- **Information supplied**:
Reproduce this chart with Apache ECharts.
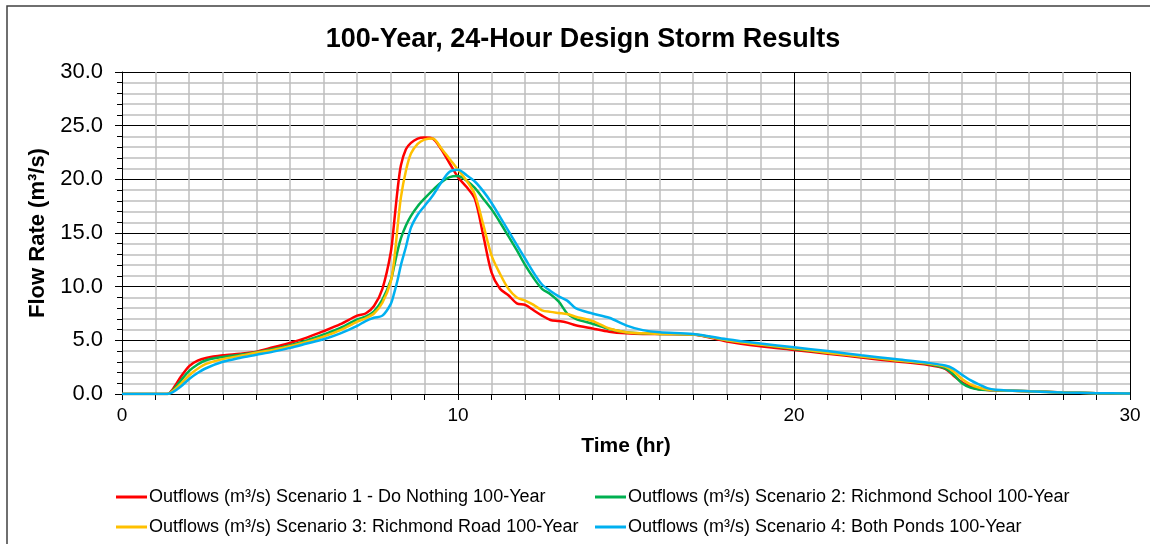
<!DOCTYPE html>
<html>
<head>
<meta charset="utf-8">
<script src="https://cdn.jsdelivr.net/npm/echarts@6/dist/echarts.min.js"></script>
<style>
  html, body { margin: 0; padding: 0; background: #fff; }
  #main { width: 1150px; height: 544px; }
</style>
</head>
<body>
<div id="main"></div>
<script>
// time (hr)
const hours = [0, 1, 1.35, 1.5, 1.75, 2, 2.25, 2.5, 3, 3.5, 4, 4.5, 5, 5.5, 6, 6.5, 7, 7.25, 7.5, 7.75,
  8, 8.1, 8.2, 8.3, 8.45, 8.6, 8.8, 9, 9.25, 9.5, 9.75, 10, 10.25, 10.5, 10.75, 11, 11.25, 11.5, 11.75, 12,
  12.25, 12.5, 12.75, 13, 13.25, 13.5, 14, 14.5, 15, 15.5, 16, 17, 18, 19, 20, 21, 22, 23, 24, 24.5,
  24.75, 25, 25.25, 25.5, 25.75, 26, 27, 28, 29, 30];

// flow rate (m3/s), one array per scenario
const doNothing = [0, 0, 0, 0.4, 1.6, 2.6, 3.1, 3.35, 3.6, 3.75, 3.95, 4.35, 4.75, 5.25, 5.85, 6.5, 7.3, 7.5, 8.2, 9.8,
  13.2, 16.0, 19.0, 21.3, 22.8, 23.4, 23.8, 23.9, 23.8, 22.8, 21.5, 20.2, 19.3, 18.2, 14.8, 11.3, 9.8, 9.2, 8.45, 8.3,
  7.8, 7.3, 6.9, 6.8, 6.65, 6.4, 6.1, 5.8, 5.65, 5.6, 5.6, 5.55, 4.9, 4.45, 4.1, 3.75, 3.4, 3.05, 2.7, 2.35,
  1.7, 1.1, 0.7, 0.45, 0.38, 0.35, 0.25, 0.15, 0.08, 0.05];
const richmondSchool = [0, 0, 0, 0.3, 1.25, 2.15, 2.75, 3.15, 3.45, 3.65, 3.9, 4.2, 4.55, 5.0, 5.55, 6.15, 6.95, 7.2, 7.7, 8.8,
  10.6, 11.9, 13.3, 14.5, 15.7, 16.6, 17.5, 18.2, 19.0, 19.7, 20.2, 20.3, 19.9, 19.2, 18.2, 17.2, 16.0, 14.7, 13.4, 12.0,
  10.8, 9.8, 9.3, 8.6, 7.5, 7.0, 6.55, 6.05, 5.75, 5.65, 5.6, 5.55, 5.0, 4.6, 4.2, 3.85, 3.5, 3.15, 2.8, 2.4,
  1.8, 1.0, 0.6, 0.42, 0.37, 0.35, 0.25, 0.15, 0.08, 0.05];
const richmondRoad = [0, 0, 0, 0.25, 0.95, 1.75, 2.35, 2.8, 3.25, 3.55, 3.85, 4.1, 4.45, 4.85, 5.35, 5.95, 6.75, 7.05, 7.5, 8.5,
  10.5, 12.5, 15.5, 18.3, 20.8, 22.4, 23.3, 23.7, 23.8, 22.9, 21.9, 20.9, 19.9, 18.6, 15.8, 12.9, 11.2, 9.8, 9.0, 8.7,
  8.3, 7.8, 7.65, 7.55, 7.45, 7.2, 6.8, 6.1, 5.75, 5.65, 5.6, 5.55, 5.0, 4.6, 4.25, 3.85, 3.5, 3.15, 2.85, 2.55,
  2.1, 1.4, 0.9, 0.6, 0.42, 0.37, 0.25, 0.15, 0.08, 0.05];
const bothPonds = [0, 0, 0, 0.15, 0.7, 1.4, 1.95, 2.4, 3.0, 3.35, 3.65, 3.95, 4.3, 4.7, 5.1, 5.65, 6.35, 6.8, 7.1, 7.3,
  8.4, 9.4, 10.6, 12.0, 13.7, 15.5, 16.7, 17.5, 18.5, 19.7, 20.7, 20.9, 20.4, 19.8, 18.9, 17.8, 16.5, 15.2, 13.9, 12.6,
  11.3, 10.2, 9.6, 9.1, 8.7, 8.0, 7.5, 7.1, 6.4, 5.95, 5.75, 5.6, 5.1, 4.7, 4.35, 4.0, 3.6, 3.25, 2.9, 2.65,
  2.35, 1.8, 1.3, 0.9, 0.55, 0.4, 0.25, 0.15, 0.08, 0.05];

const seriesNames = [
  'Outflows (m³/s) Scenario 1 - Do Nothing 100-Year',
  'Outflows (m³/s) Scenario 2: Richmond School 100-Year',
  'Outflows (m³/s) Scenario 3: Richmond Road 100-Year',
  'Outflows (m³/s) Scenario 4: Both Ponds 100-Year'
];
const seriesValues = [doNothing, richmondSchool, richmondRoad, bothPonds];
const seriesColors = ['#ff0000', '#00b050', '#ffc000', '#00b0f0'];

const font = 'Arial, "Liberation Sans", sans-serif';

const myChart = echarts.init(document.getElementById('main'));

const legendBase = {
  orient: 'vertical',
  top: 483,
  icon: 'rect',
  itemWidth: 31,
  itemHeight: 3,
  itemGap: 12,
  textStyle: { color: '#000', fontSize: 18, fontFamily: font, padding: [0, 0, 0, -3] }
};

myChart.setOption({
  animation: false,
  backgroundColor: '#fff',
  textStyle: { fontFamily: font },
  graphic: [{
    type: 'rect',
    shape: { x: 7, y: 6, width: 1200, height: 600 },
    style: { fill: 'none', stroke: '#404040', lineWidth: 1.5 },
    silent: true
  }],
  title: {
    text: '100-Year, 24-Hour Design Storm Results',
    left: 578,
    top: 21,
    textAlign: 'center',
    textStyle: { color: '#000', fontSize: 27, fontWeight: 'bold', fontFamily: font }
  },
  legend: [
    Object.assign({}, legendBase, { left: 111, data: [seriesNames[0], seriesNames[2]] }),
    Object.assign({}, legendBase, { left: 590, data: [seriesNames[1], seriesNames[3]] })
  ],
  grid: { left: 122, right: 20, top: 72, bottom: 150 },
  xAxis: {
    type: 'value',
    min: 0,
    max: 30,
    interval: 10,
    name: 'Time (hr)',
    nameLocation: 'middle',
    nameGap: 42,
    nameTextStyle: { color: '#000', fontSize: 21, fontWeight: 'bold', fontFamily: font },
    axisLine: { show: true, lineStyle: { color: '#000', width: 1 } },
    axisTick: { show: true, length: 6, lineStyle: { color: '#000' } },
    minorTick: { show: true, splitNumber: 10, length: 6, lineStyle: { color: '#000' } },
    axisLabel: { color: '#000', fontSize: 19, margin: 12, fontFamily: font },
    splitLine: { show: true, lineStyle: { color: '#000', width: 1 } },
    minorSplitLine: { show: true, lineStyle: { color: '#bfbfbf', width: 1.5 } }
  },
  yAxis: {
    type: 'value',
    min: 0,
    max: 30,
    interval: 5,
    name: 'Flow Rate (m³/s)',
    nameLocation: 'middle',
    nameGap: 70,
    nameTextStyle: { color: '#000', fontSize: 22, fontWeight: 'bold', fontFamily: font },
    axisLine: { show: true, lineStyle: { color: '#000', width: 1 } },
    axisTick: { show: true, length: 7, lineStyle: { color: '#000' } },
    minorTick: { show: true, splitNumber: 5, length: 5, lineStyle: { color: '#000' } },
    axisLabel: {
      color: '#000', fontSize: 22, margin: 19, fontFamily: font,
      formatter: (v) => v.toFixed(1)
    },
    splitLine: { show: true, lineStyle: { color: '#000', width: 1 } },
    minorSplitLine: { show: true, lineStyle: { color: '#bfbfbf', width: 1.5 } }
  },
  series: seriesNames.map((name, i) => ({
    name,
    type: 'line',
    smooth: 0.3,
    showSymbol: false,
    color: seriesColors[i],
    lineStyle: { width: 2.5, color: seriesColors[i] },
    data: hours.map((h, k) => [h, seriesValues[i][k]])
  }))
});
window.onresize = myChart.resize;
</script>
</body>
</html>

- **Exercise task**: Please quote the lines of the material, beginning with the first and ending with the one that contains "24.75, 25, 25.25, 25.5, 25.75, 26, 27, 28, 29, 30];", exactly as written and without any pictures.

- **Task solution**:
Reproduce this chart with Apache ECharts.
<!DOCTYPE html>
<html>
<head>
<meta charset="utf-8">
<script src="https://cdn.jsdelivr.net/npm/echarts@6/dist/echarts.min.js"></script>
<style>
  html, body { margin: 0; padding: 0; background: #fff; }
  #main { width: 1150px; height: 544px; }
</style>
</head>
<body>
<div id="main"></div>
<script>
// time (hr)
const hours = [0, 1, 1.35, 1.5, 1.75, 2, 2.25, 2.5, 3, 3.5, 4, 4.5, 5, 5.5, 6, 6.5, 7, 7.25, 7.5, 7.75,
  8, 8.1, 8.2, 8.3, 8.45, 8.6, 8.8, 9, 9.25, 9.5, 9.75, 10, 10.25, 10.5, 10.75, 11, 11.25, 11.5, 11.75, 12,
  12.25, 12.5, 12.75, 13, 13.25, 13.5, 14, 14.5, 15, 15.5, 16, 17, 18, 19, 20, 21, 22, 23, 24, 24.5,
  24.75, 25, 25.25, 25.5, 25.75, 26, 27, 28, 29, 30];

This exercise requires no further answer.